And the same with teachers. It is quite normal (meaning it happens everyday
and everybody does it, not in a sense of "it should be like that" normal) that
university government uses their funds to help their friends abroad (there are
even news articles about it, but nobody does anything against it), that
teaching professors use their funds to pay students to produce software and
other products to sell in the teacher's private companies and then hide that
work as "science". 99% teachers and students don't do real science.

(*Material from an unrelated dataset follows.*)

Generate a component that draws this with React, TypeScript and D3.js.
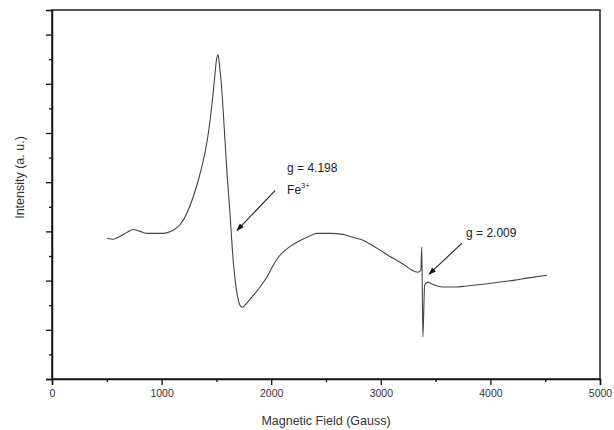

I can believe that the numbers are lower in other schools, that I somehow
managed to get in one of the worst, most fucked up schools on this planet. But
even then the difference can't be that big. If you really believe, there are
less then 2 out of 3 people being involved in day to day cheating and
corruption, then I believe you must be blind. It's human nature, we are
talking about.

From my point of view it is so common, that you are really stupid to just
follow the artificial rules you read in rule & ethics books. Maybe science in
it's purest is about discovering truth. But human daily life is pretty much
not about it. It's about the relations you have and the "public face" you can
(artificially) create.

(Yes, I once was one of the fighters of true good. But if the whole world
around you is "cheating" you can't get anywhere. You know, teachers even fail
your exams, if they want to. And if you fight for the "good", nobody comes to
give you a high five. They just think you are stupid for not following the
real rules or just not being able to graduate normally.)

------
cumulus
~2% of scientists admit to have fabricated, falsified or modified data or
results at least once.

[http://www.plosone.org/article/info%3Adoi%2F10.1371%2Fjourna...](http://www.plosone.org/article/info%3Adoi%2F10.1371%2Fjournal.pone.0005738)